Get ready for a long blog post--I've got lots of pictures for you today to illustrate some options we've put in Family ChArtist.
To start with you come across the first two tabs: "Choose Layout" and "Add Genealogy Info." We debated for a while which needed to come first, so you may do some flipping back and forth between these two tabs when you are first starting your chart. "Choose Layout" won out on being first, because when you go to manually create your chart, we needed to know which way to lay out the blank chart.
So the first thing you will want to choose is which style you want to create. We're releasing Family ChArtist version 1 with our two most popular styles. A regular right to left pedigree and a bowtie. You just click on the one you want.Then when you add your genealogy information on the next tab, you'll come up with something like this to start with:
At this point you may want to go back to the "Choose Layout" tab to check out some more of the options and tweak your chart a little. First you'll want to choose a paper and size (discussed in a previous blog post) And then you'll want to choose a box style (also discussed in a previous blog post.) All of these choices are available in the editing panel on the "Choose Layout" tab.
Now, you sharp readers out there will notice something in the editing panel that we haven't talked about previously. The "Arrange chart information using:" section. This section of the editing panel gives you control over how the chart is laid out. The first two slide rules are about the space between the boxes. And the last slide rule is about the size of the box.
Let me show you some examples. First, with horizontal spacing, you can control the space between the generations like this:
Then with the vertical spacing, you control the spaces within a generation like the wide ones above, or this tight one here: (remember, keep your eyes on the spaces between the boxes. Between those two controls, you can shrink the chart size down to be able to use more of the space around it for decoration (below) or spread it out to take up all of the space on the chart.
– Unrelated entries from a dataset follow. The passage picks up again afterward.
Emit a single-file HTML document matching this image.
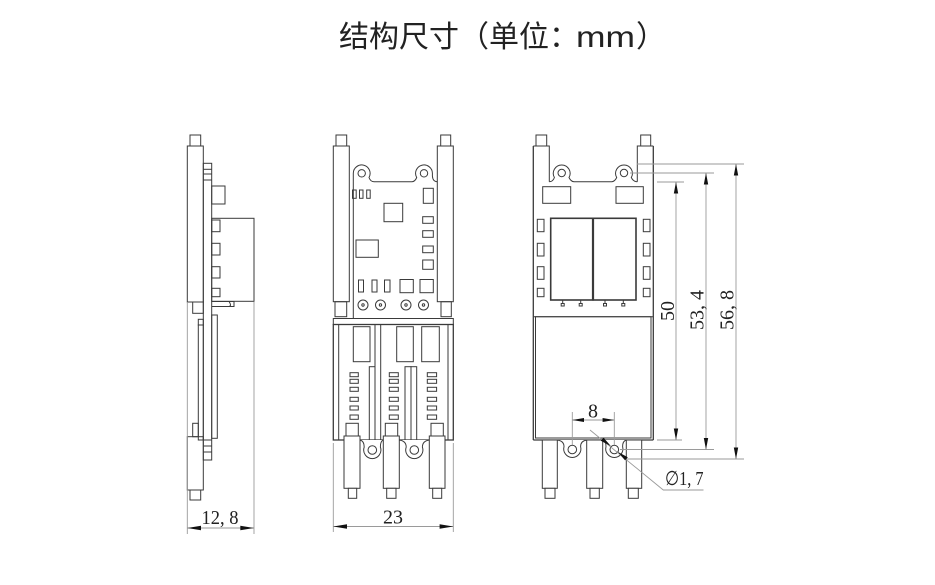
<!DOCTYPE html>
<html><head><meta charset="utf-8"><style>
html,body{margin:0;padding:0;background:#fff;}
svg{display:block;}
</style></head><body>
<svg width="935" height="585" viewBox="0 0 935 585" xmlns="http://www.w3.org/2000/svg">
<rect width="935" height="585" fill="#fff"/>
<g font-family="'Liberation Sans','Noto Sans CJK SC',sans-serif" font-size="30" fill="#222">
<text x="339" y="47">结构尺寸（单位：</text>
<text x="576" y="47" textLength="59" lengthAdjust="spacingAndGlyphs">mm</text>
<text x="636" y="47">）</text>
</g>

<g fill="none" stroke="#3a3a3a" stroke-width="1">
<!-- ============ LEFT (side) VIEW ============ -->
<rect x="190" y="135" width="10.7" height="11" fill="#fff"/>
<rect x="187.3" y="146" width="16" height="156"/>
<rect x="192.7" y="302" width="10.6" height="11.3"/>
<rect x="198.3" y="319.3" width="5" height="5.7"/>
<rect x="198.3" y="325" width="5" height="115"/>
<rect x="192.7" y="423.3" width="5.6" height="13.4"/>
<rect x="187.3" y="436.7" width="16" height="53.3"/>
<rect x="190" y="490" width="10.7" height="10"/>
<rect x="203.3" y="163.3" width="8.4" height="296.7"/>
<line x1="203.3" y1="169.3" x2="211.7" y2="169.3"/>
<line x1="203.3" y1="174" x2="211.7" y2="174"/>
<line x1="203.3" y1="180" x2="211.7" y2="180"/>
<line x1="203.3" y1="440" x2="211.7" y2="440"/>
<line x1="203.3" y1="446" x2="211.7" y2="446"/>
<line x1="203.3" y1="452" x2="211.7" y2="452"/>
<rect x="211.7" y="186" width="13.3" height="18"/>
<rect x="211.7" y="218.3" width="42.3" height="83"/>
<rect x="211.7" y="220" width="8.3" height="11.7"/>
<rect x="211.7" y="243.3" width="8.3" height="11.7"/>
<rect x="211.7" y="266.7" width="8.3" height="11.3"/>
<rect x="211.7" y="288.3" width="8.3" height="8.4"/>
<path d="M211.7,301.5 L234,301.5 L234,306.5 L211.7,306.5"/>
<path d="M229,301.5 Q232,306 229,306.5"/>
<rect x="211.7" y="315" width="5.6" height="123.3"/>

<!-- ============ MIDDLE (front) VIEW ============ -->
<rect x="336" y="135" width="10.7" height="11" fill="#fff"/>
<rect x="440.7" y="135" width="10" height="11" fill="#fff"/>
<rect x="333.3" y="146" width="16" height="155.7"/>
<rect x="437.3" y="146" width="16" height="155.7"/>
<rect x="335" y="301.7" width="11.7" height="15"/>
<rect x="441" y="301.7" width="10.3" height="15"/>
<path d="M353.3,318.5 L353.3,173.3 A8.4,8.4 0 1 1 369,177.5 Q370.5,181.7 374,181.7 L412,181.7 Q415,181.7 416.7,177.5 A8.4,8.4 0 1 1 432.4,173.3 L432.4,176 Q432.8,181.7 437.3,181.7"/>
<circle cx="361.7" cy="173.3" r="3.7"/>
<circle cx="424" cy="173.3" r="3.7"/>
<rect x="352.5" y="190" width="3.7" height="8.3"/>
<rect x="359.5" y="190" width="3.5" height="8.3"/>
<rect x="366.7" y="190" width="3.5" height="8.3"/>
<rect x="384" y="203.3" width="18.7" height="18.4"/>
<rect x="423.3" y="188.3" width="10" height="15"/>
<rect x="422.7" y="216.7" width="10.6" height="6.6"/>
<rect x="422.7" y="230.7" width="10.6" height="6.6"/>
<rect x="422.7" y="246" width="10.6" height="6.7"/>
<rect x="422.7" y="260" width="10.6" height="9.3"/>
<rect x="356" y="240" width="22.3" height="17.3"/>
<rect x="358.5" y="280" width="5" height="12"/>
<rect x="372" y="280" width="5" height="12"/>
<rect x="384.5" y="280" width="5.5" height="12"/>
<rect x="400" y="279.5" width="13.3" height="13.2"/>
<rect x="420" y="279.5" width="13.3" height="13.2"/>
<circle cx="363" cy="305" r="5"/><circle cx="363" cy="305" r="1.2"/>
<circle cx="380.5" cy="305" r="5"/><circle cx="380.5" cy="305" r="1.2"/>
<circle cx="406" cy="305" r="5"/><circle cx="406" cy="305" r="1.2"/>
<circle cx="423.5" cy="305" r="5"/><circle cx="423.5" cy="305" r="1.2"/>
<rect x="333.3" y="318.5" width="120" height="6"/>
<rect x="333.3" y="324.5" width="120" height="115.5" stroke-width="1.3"/>
<line x1="338.7" y1="324.5" x2="338.7" y2="440"/>
<line x1="448" y1="324.5" x2="448" y2="440"/>
<rect x="353.3" y="326.7" width="16.7" height="35"/>
<rect x="396.7" y="326.7" width="16.6" height="35"/>
<rect x="421.7" y="326.7" width="17.6" height="35"/>
<rect x="369.3" y="366.7" width="5.7" height="73.3"/>
<line x1="375" y1="324.5" x2="375" y2="440"/>
<line x1="380.7" y1="324.5" x2="380.7" y2="440"/>
<rect x="405" y="366.7" width="6" height="73.3"/>
<rect x="411" y="366.7" width="5.7" height="73.3"/>
<g>
<rect x="350" y="372.7" width="8.3" height="4"/><rect x="350" y="379.3" width="8.3" height="4"/><rect x="350" y="387.3" width="8.3" height="4"/><rect x="350" y="397.3" width="8.3" height="4"/><rect x="350" y="406" width="8.3" height="4"/><rect x="350" y="415" width="8.3" height="4.3"/>
<rect x="389.3" y="372.7" width="9" height="4"/><rect x="389.3" y="379.3" width="9" height="4"/><rect x="389.3" y="387.3" width="9" height="4"/><rect x="389.3" y="397.3" width="9" height="4"/><rect x="389.3" y="406" width="9" height="4"/><rect x="389.3" y="415" width="9" height="4.3"/>
<rect x="427.3" y="372.7" width="9.3" height="4"/><rect x="427.3" y="379.3" width="9.3" height="4"/><rect x="427.3" y="387.3" width="9.3" height="4"/><rect x="427.3" y="397.3" width="9.3" height="4"/><rect x="427.3" y="406" width="9.3" height="4"/><rect x="427.3" y="415" width="9.3" height="4.3"/>
</g>
<!-- pins -->
<rect x="346" y="423.3" width="12.3" height="12.7" fill="#fff"/>
<rect x="344" y="436" width="16" height="52.3" fill="#fff"/>
<rect x="348.3" y="488.3" width="8.4" height="10" fill="#fff"/>
<rect x="385.3" y="423.3" width="12.4" height="12.7" fill="#fff"/>
<rect x="383.3" y="436" width="16" height="52.3" fill="#fff"/>
<rect x="386.7" y="488.3" width="9.3" height="10" fill="#fff"/>
<rect x="431" y="423.3" width="12.3" height="12.7" fill="#fff"/>
<rect x="429.3" y="436" width="15.7" height="52.3" fill="#fff"/>
<rect x="432.7" y="488.3" width="9" height="10" fill="#fff"/>
<path d="M360,440 Q364.2,441 364.2,447.1 A8.6,8.6 0 1 0 380.4,447.1 Q380.4,441 383.3,440" fill="#fff"/>
<path d="M399.3,440 Q406.2,441 406.2,447.1 A8.6,8.6 0 1 0 422.4,447.1 Q422.4,441 429.3,440" fill="#fff"/>
<circle cx="372.3" cy="450" r="4.3"/>
<circle cx="414.3" cy="450" r="4.3"/>

<!-- ============ RIGHT (back) VIEW ============ -->
<rect x="536" y="135" width="10.7" height="11" fill="#fff"/>
<rect x="640.7" y="135" width="10" height="11" fill="#fff"/>
<path d="M533.3,146 L549.3,146 L549.3,181.7"/>
<path d="M653.3,146 L637.3,146 L637.3,181.7"/>
<line x1="533.3" y1="146" x2="533.3" y2="440" stroke-width="1.3"/>
<line x1="653.3" y1="146" x2="653.3" y2="440" stroke-width="1.3"/>
<path d="M549.3,181.7 Q553,181.7 554.4,177.5 A8.4,8.4 0 1 1 569,177.5 Q571,181.7 574,181.7 L611.7,181.7 Q614.7,181.7 616.7,177.5 A8.4,8.4 0 1 1 631.3,177.5 Q633.3,181.7 637.3,181.7"/>
<circle cx="561.7" cy="173" r="3.7"/>
<circle cx="624" cy="173" r="3.7"/>
<rect x="542.7" y="186.7" width="28" height="16.6"/>
<rect x="616" y="186.7" width="27.3" height="16.6"/>
<rect x="537.3" y="219.3" width="6.7" height="12.4"/>
<rect x="537.3" y="243.3" width="6.7" height="12.7"/>
<rect x="537.3" y="266.7" width="6.7" height="12.6"/>
<rect x="537.3" y="288.3" width="6.7" height="8.4"/>
<rect x="643.3" y="219.3" width="6.7" height="12.4"/>
<rect x="643.3" y="243.3" width="6.7" height="12.7"/>
<rect x="643.3" y="266.7" width="6.7" height="12.6"/>
<rect x="643.3" y="288.3" width="6.7" height="8.4"/>
<rect x="550.7" y="218.3" width="42" height="81.7" stroke-width="1.6"/>
<rect x="593.3" y="218.3" width="42.7" height="81.7" stroke-width="1.6"/>
<g stroke-width="1">
<line x1="562.7" y1="300" x2="562.7" y2="303.5"/><rect x="561.2" y="303.5" width="3" height="2.5"/>
<line x1="580.7" y1="300" x2="580.7" y2="303.5"/><rect x="579.2" y="303.5" width="3" height="2.5"/>
<line x1="605" y1="300" x2="605" y2="303.5"/><rect x="603.5" y="303.5" width="3" height="2.5"/>
<line x1="623.3" y1="300" x2="623.3" y2="303.5"/><rect x="621.8" y="303.5" width="3" height="2.5"/>
</g>
<line x1="533.3" y1="316.7" x2="653.3" y2="316.7"/>
<rect x="535.5" y="316.7" width="115.5" height="121.3"/>
<line x1="533.3" y1="440" x2="653.3" y2="440" stroke-width="1.3"/>
<rect x="542.3" y="440" width="15" height="48.3" fill="#fff"/>
<rect x="545" y="488.3" width="10" height="10" fill="#fff"/>
<rect x="586.7" y="440" width="16" height="48.3" fill="#fff"/>
<rect x="590" y="488.3" width="9.3" height="10" fill="#fff"/>
<rect x="626.3" y="440" width="15.4" height="48.3" fill="#fff"/>
<rect x="628.3" y="488.3" width="10" height="10" fill="#fff"/>
<path d="M557.3,440 Q564,441 564,446.6 A8.6,8.6 0 1 0 580.6,446.6 Q580.6,441 586.7,440" fill="#fff"/>
<path d="M602.7,440 Q606,441 606,446.6 A8.6,8.6 0 1 0 622.6,446.6 Q622.6,441 626.3,440" fill="#fff"/>
<circle cx="572.3" cy="449.5" r="4.3"/>
<circle cx="614.3" cy="449.5" r="4.3"/>
</g>

<!-- ============ DIMENSIONS ============ -->
<g stroke="#9a9a9a" stroke-width="0.9" fill="none">
<line x1="187.3" y1="302" x2="187.3" y2="534"/>
<line x1="254" y1="302" x2="254" y2="534"/>
<line x1="187.3" y1="528" x2="254" y2="528"/>
<line x1="333.3" y1="443" x2="333.3" y2="532"/>
<line x1="453.3" y1="443" x2="453.3" y2="532"/>
<line x1="333.3" y1="526.5" x2="453.3" y2="526.5"/>
<line x1="572.3" y1="412" x2="572.3" y2="445"/>
<line x1="614.3" y1="412" x2="614.3" y2="445"/>
<line x1="572.3" y1="420" x2="614.3" y2="420"/>
<polyline points="590,430 663.3,490 703.5,490"/>
<line x1="657" y1="182" x2="684" y2="182"/>
<line x1="630" y1="173" x2="714" y2="173"/>
<line x1="637" y1="164" x2="744" y2="164"/>
<line x1="657" y1="440" x2="682" y2="440"/>
<line x1="620" y1="449.5" x2="714" y2="449.5"/>
<line x1="627" y1="459" x2="744" y2="459"/>
<line x1="676" y1="182" x2="676" y2="440"/>
<line x1="706" y1="173" x2="706" y2="449.5"/>
<line x1="736" y1="164" x2="736" y2="459"/>
</g>
<g fill="#111" stroke="none">
<polygon points="187.3,528 201,525.8 201,530.2"/>
<polygon points="254,528 240.3,525.8 240.3,530.2"/>
<polygon points="333.3,526.5 347,524.3 347,528.7"/>
<polygon points="453.3,526.5 439.6,524.3 439.6,528.7"/>
<polygon points="572.3,420 584,418 584,422"/>
<polygon points="614.3,420 602.6,418 602.6,422"/>
<polygon points="676,182 673.8,193.5 678.2,193.5"/>
<polygon points="676,440 673.8,428.5 678.2,428.5"/>
<polygon points="706,173 703.8,184.5 708.2,184.5"/>
<polygon points="706,449.5 703.8,438 708.2,438"/>
<polygon points="736,164 733.8,175.5 738.2,175.5"/>
<polygon points="736,459 733.8,447.5 738.2,447.5"/>
<polygon points="611,446.3 600.8,440.8 603.5,437.6"/>
<polygon points="617.6,451.7 627.8,457.2 625.1,460.4"/>
</g>
<g font-family="'Liberation Serif','DejaVu Serif',serif" font-size="20" fill="#222">
<text x="220" y="524" text-anchor="middle" textLength="37" lengthAdjust="spacingAndGlyphs">12, 8</text>
<text x="393" y="523.5" text-anchor="middle">23</text>
<text x="593" y="417.5" text-anchor="middle">8</text>
<text x="665" y="485" textLength="38.5" lengthAdjust="spacingAndGlyphs">∅1, 7</text>
<text transform="translate(674,311) rotate(-90)" text-anchor="middle">50</text>
<text transform="translate(703.5,310) rotate(-90)" text-anchor="middle">53, 4</text>
<text transform="translate(733.5,310) rotate(-90)" text-anchor="middle">56, 8</text>
</g>
</svg>
</body></html>
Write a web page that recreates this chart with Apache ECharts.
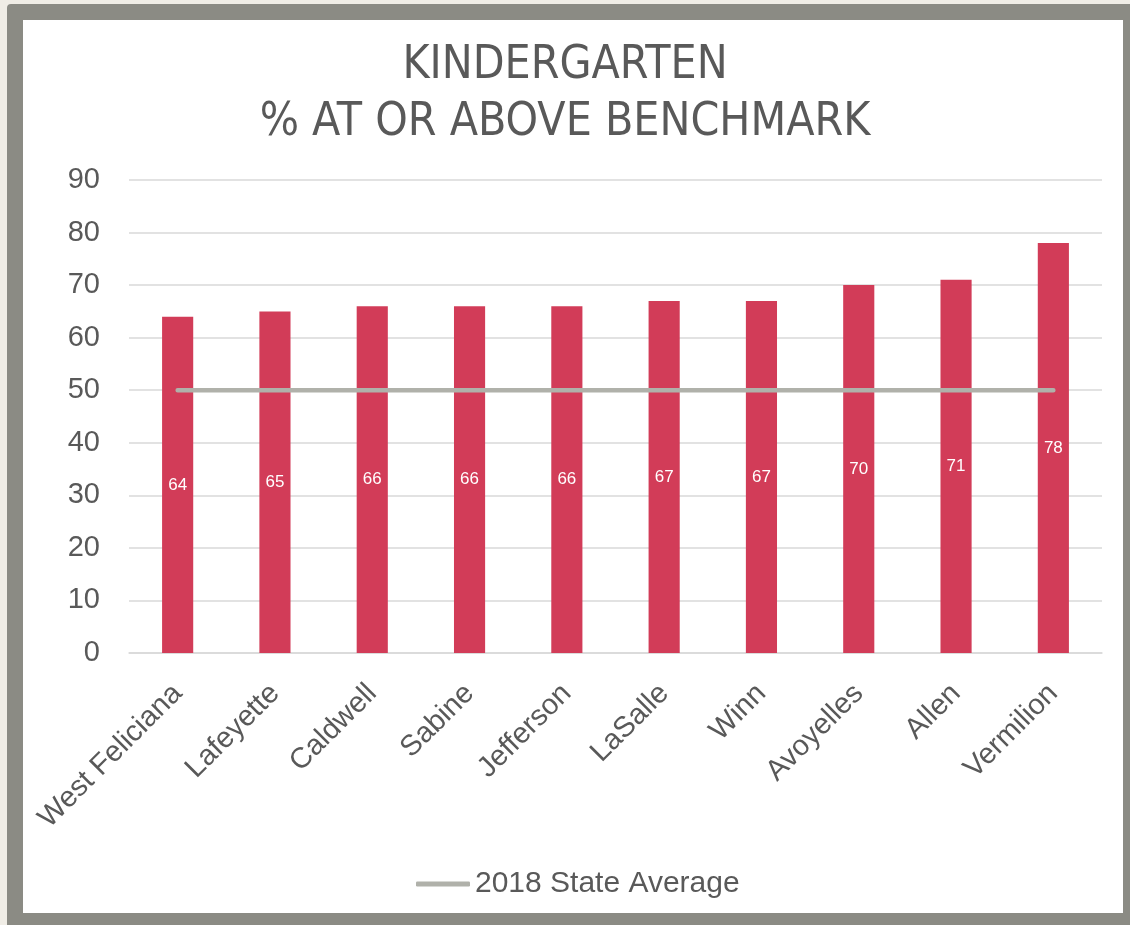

Then there is box width. On this same chart, when I widen the boxes, it actually also shrinks the height of the chart because there aren't as many lines of text wrapping down to the next line. Like this:
Or I can shorten the width of the box and create a chart that is taller, but has more room on the sides for pictures or decorations, like this:
So you can see there is lots to play around with, even just on one style of chart. As you begin to decorate your chart, you can flip back and forth to be able to adjust the chart the way you want it. All sorts of options for your creativity.